→ **Goal**
Retype the opening lines of the listing below, ending with the line that contains "Chart.register(...registerables);", and leave out any pictures.

→ **Information supplied**
· · · · ·

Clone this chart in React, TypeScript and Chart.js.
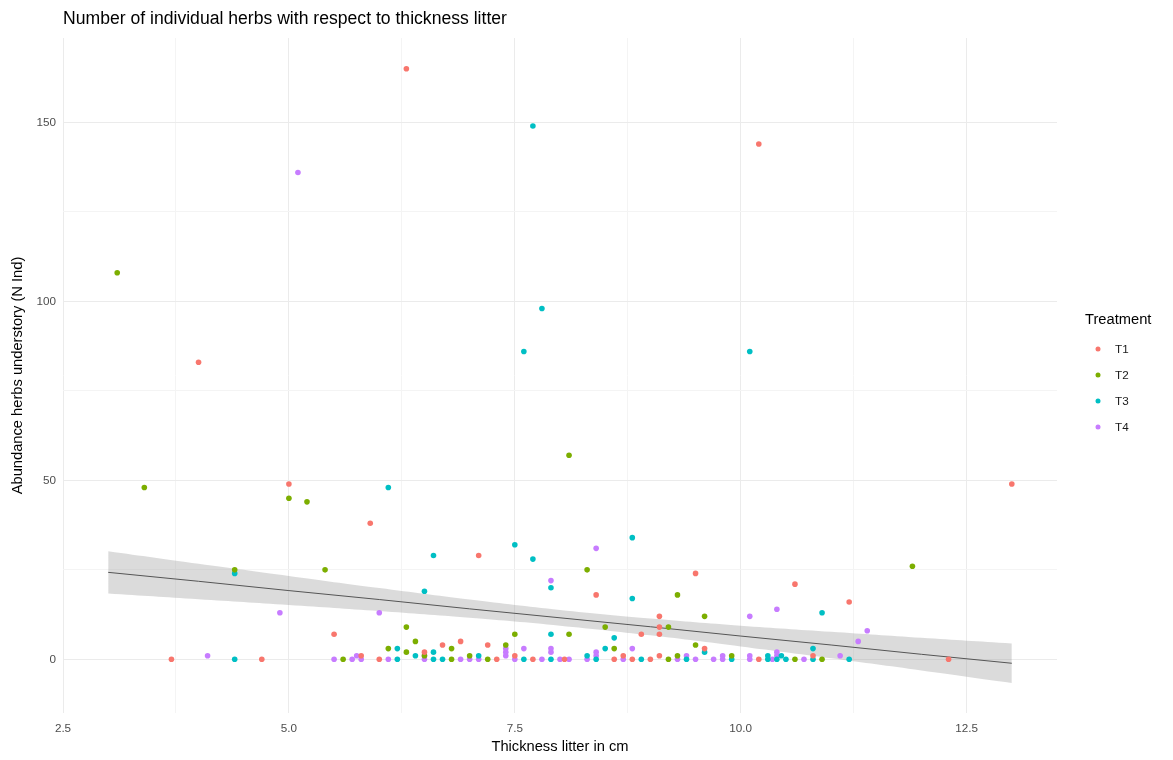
import React, { useEffect, useRef } from "react";
import { Chart, registerables } from "chart.js";

Chart.register(...registerables);

const TITLE = "Number of individual herbs with respect to thickness litter";
const X_TITLE = "Thickness litter in cm";
const Y_TITLE = "Abundance herbs understory (N Ind)";
const LEGEND_TITLE = "Treatment";
const treatments = ["T1", "T2", "T3", "T4"];
const colors = ["#F8766D", "#7CAE00", "#00BFC4", "#C77CFF"];

const xTickValues = [2.5, 3.75, 5, 6.25, 7.5, 8.75, 10, 11.25, 12.5];
const xMajor = [2.5, 5, 7.5, 10, 12.5];
const yTickValues = [0, 25, 50, 75, 100, 125, 150];
const yMajor = [0, 50, 100, 150];

// T1
const t1x = [6.3, 10.2, 4.0, 5.0, 13.0, 5.9, 7.1, 8.4, 9.5, 10.6, 11.2, 9.1, 9.1, 9.1, 8.9, 5.5, 3.7, 4.7, 12.3, 5.8, 6.0, 6.5, 6.7, 6.9, 7.2, 7.3, 7.5, 7.7, 8.05, 8.6, 8.7, 8.8, 9.0, 9.1, 9.6, 10.2, 10.8];
const t1y = [165, 144, 83, 49, 49, 38, 29, 18, 24, 21, 16, 12, 9, 7, 7, 7, 0, 0, 0, 1, 0, 2, 4, 5, 4, 0, 1, 0, 0, 0, 1, 0, 0, 1, 3, 0, 1];
// T2
const t2x = [3.1, 3.4, 5.0, 5.2, 5.4, 4.4, 8.1, 8.3, 9.3, 11.9, 9.6, 8.5, 6.3, 7.5, 8.1, 9.2, 6.4, 6.3, 6.1, 6.5, 5.6, 6.8, 6.8, 7.0, 7.2, 7.4, 8.6, 9.2, 9.3, 9.5, 9.9, 10.6, 10.9];
const t2y = [108, 48, 45, 44, 25, 25, 57, 25, 18, 26, 12, 9, 9, 7, 7, 9, 5, 2, 3, 1, 0, 3, 0, 1, 0, 4, 3, 0, 1, 4, 1, 0, 0];
// T3
const t3x = [7.7, 7.8, 7.6, 10.1, 6.1, 8.8, 7.5, 7.7, 6.6, 6.5, 7.9, 8.8, 10.9, 4.4, 4.4, 7.9, 8.6, 6.2, 6.2, 6.4, 6.6, 6.6, 6.7, 7.1, 7.6, 7.9, 8.3, 8.4, 8.5, 8.9, 9.4, 9.6, 9.9, 10.3, 10.3, 10.4, 10.45, 10.5, 10.8, 10.8, 11.2];
const t3y = [149, 98, 86, 86, 48, 34, 32, 28, 29, 19, 20, 17, 13, 24, 0, 7, 6, 3, 0, 1, 2, 0, 0, 1, 0, 0, 1, 0, 3, 0, 0, 2, 0, 1, 0, 0, 1, 0, 3, 0, 0];
// T4
const t4x = [5.1, 8.4, 7.9, 4.9, 6.0, 10.1, 10.4, 11.4, 11.3, 4.1, 5.5, 5.7, 5.75, 5.8, 6.1, 6.5, 6.5, 6.9, 7.0, 7.1, 7.4, 7.4, 7.4, 7.5, 7.6, 7.8, 7.9, 7.9, 8.0, 8.1, 8.3, 8.4, 8.4, 8.7, 8.8, 9.3, 9.4, 9.5, 9.7, 9.8, 9.8, 10.1, 10.1, 10.35, 10.4, 10.4, 10.7, 11.1];
const t4y = [136, 31, 22, 13, 13, 12, 14, 8, 5, 1, 0, 0, 1, 0, 0, 0, 1, 0, 0, 0, 1, 2, 3, 0, 3, 0, 2, 3, 0, 0, 0, 1, 2, 0, 3, 0, 1, 0, 0, 1, 0, 1, 0, 0, 1, 2, 0, 1];

// linear fit and confidence band
const smoothX = [3, 4, 5, 6, 7, 8, 9, 10, 11, 12, 13];
const smoothY = [24.3, 21.8, 19.2, 16.7, 14.1, 11.6, 9.1, 6.5, 4.0, 1.4, -1.1];
const bandUpper = [30.2, 26.7, 23.3, 19.9, 16.7, 13.8, 11.4, 9.4, 7.7, 6.0, 4.4];
const bandLower = [18.4, 16.8, 15.2, 13.5, 11.6, 9.4, 6.7, 3.6, 0.3, -3.1, -6.6];

const FONT = "'Liberation Sans', Arial, sans-serif";

const zip = (xs: number[], ys: number[]) => xs.map((x, i) => ({ x, y: ys[i] }));

export default function App() {
  const ref = useRef<HTMLCanvasElement | null>(null);
  useEffect(() => {
    if (!ref.current) return;
    const pointsX = [t1x, t2x, t3x, t4x];
    const pointsY = [t1y, t2y, t3y, t4y];

    const overlay = {
      id: "overlay",
      afterDraw(chart: any) {
        const ctx = chart.ctx;
        const area = chart.chartArea;
        ctx.save();
        ctx.fillStyle = "#000000";
        ctx.font = `17.6px ${FONT}`;
        ctx.textAlign = "left";
        ctx.textBaseline = "alphabetic";
        ctx.fillText(TITLE, area.left, 24);
        // legend
        ctx.font = `14.7px ${FONT}`;
        ctx.textBaseline = "middle";
        ctx.fillText(LEGEND_TITLE, 1085, 320);
        ctx.font = `11.7px ${FONT}`;
        treatments.forEach((t, i) => {
          const y = 349 + i * 26;
          ctx.fillStyle = colors[i];
          ctx.beginPath();
          ctx.arc(1098, y, 2.5, 0, Math.PI * 2);
          ctx.fill();
          ctx.fillStyle = "#1a1a1a";
          ctx.fillText(t, 1115, y + 1);
        });
        ctx.restore();
      },
    };

    const chart = new Chart(ref.current, {
      type: "scatter",
      data: {
        datasets: [
          ...treatments.map((t, i) => ({
            type: "scatter" as const,
            label: t,
            data: zip(pointsX[i], pointsY[i]),
            backgroundColor: colors[i],
            borderWidth: 0,
            pointRadius: 2.8,
            order: 0,
          })),
          {
            type: "line" as const,
            label: "fit",
            data: zip(smoothX, smoothY),
            borderColor: "#555555",
            borderWidth: 1,
            pointRadius: 0,
            fill: false,
            tension: 0,
            order: 1,
          },
          {
            type: "line" as const,
            label: "upper",
            data: zip(smoothX, bandUpper),
            borderWidth: 0,
            borderColor: "rgba(0,0,0,0)",
            backgroundColor: "rgba(153,153,153,0.35)",
            pointRadius: 0,
            fill: "+1",
            tension: 0.4,
            order: 2,
          },
          {
            type: "line" as const,
            label: "lower",
            data: zip(smoothX, bandLower),
            borderWidth: 0,
            borderColor: "rgba(0,0,0,0)",
            pointRadius: 0,
            fill: false,
            tension: 0.4,
            order: 3,
          },
        ],
      },
      options: {
        responsive: false,
        animation: false,
        devicePixelRatio: 1,
        events: [],
        layout: { padding: { top: 38, right: 116, left: 0, bottom: 0 } },
        plugins: {
          legend: { display: false },
          tooltip: { enabled: false },
          title: { display: false },
        },
        scales: {
          x: {
            type: "linear",
            min: 2.5,
            max: 13.5,
            afterBuildTicks: (scale: any) => {
              scale.ticks = xTickValues.map((v) => ({ value: v }));
            },
            afterFit: (scale: any) => {
              scale.height = 47;
            },
            border: { display: false },
            grid: {
              drawTicks: false,
              color: (c: any) => (c.tick && xMajor.includes(c.tick.value) ? "#ebebeb" : "#f4f4f4"),
              lineWidth: 1,
            },
            ticks: {
              padding: 9,
              color: "#4d4d4d",
              font: { family: FONT, size: 11.7 },
              maxRotation: 0,
              autoSkip: false,
              callback: (v: any) => (xMajor.includes(Number(v)) ? Number(v).toFixed(1) : ""),
            },
            title: {
              display: true,
              text: X_TITLE,
              color: "#000000",
              font: { family: FONT, size: 14.7 },
              padding: { top: 0, bottom: 4 },
            },
          },
          y: {
            type: "linear",
            min: -15,
            max: 173.6,
            afterBuildTicks: (scale: any) => {
              scale.ticks = yTickValues.map((v) => ({ value: v }));
            },
            afterFit: (scale: any) => {
              scale.width = 63;
            },
            border: { display: false },
            grid: {
              drawTicks: false,
              color: (c: any) => (c.tick && yMajor.includes(c.tick.value) ? "#ebebeb" : "#f4f4f4"),
              lineWidth: 1,
            },
            ticks: {
              padding: 7,
              color: "#4d4d4d",
              font: { family: FONT, size: 11.7 },
              autoSkip: false,
              callback: (v: any) => (yMajor.includes(Number(v)) ? String(v) : ""),
            },
            title: {
              display: true,
              text: Y_TITLE,
              color: "#000000",
              font: { family: FONT, size: 14.7 },
              padding: { top: 9, bottom: 0 },
            },
          },
        },
      } as any,
      plugins: [overlay],
    });
    return () => chart.destroy();
  }, []);

  return (
    <div style={{ position: "fixed", left: 0, top: 0, width: 1173, height: 760, background: "#ffffff" }}>
      <canvas ref={ref} width={1173} height={760} style={{ display: "block" }} />
    </div>
  );
}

· · · · ·

→ **Reply**
Clone this chart in React, TypeScript and Chart.js.
import React, { useEffect, useRef } from "react";
import { Chart, registerables } from "chart.js";

Chart.register(...registerables);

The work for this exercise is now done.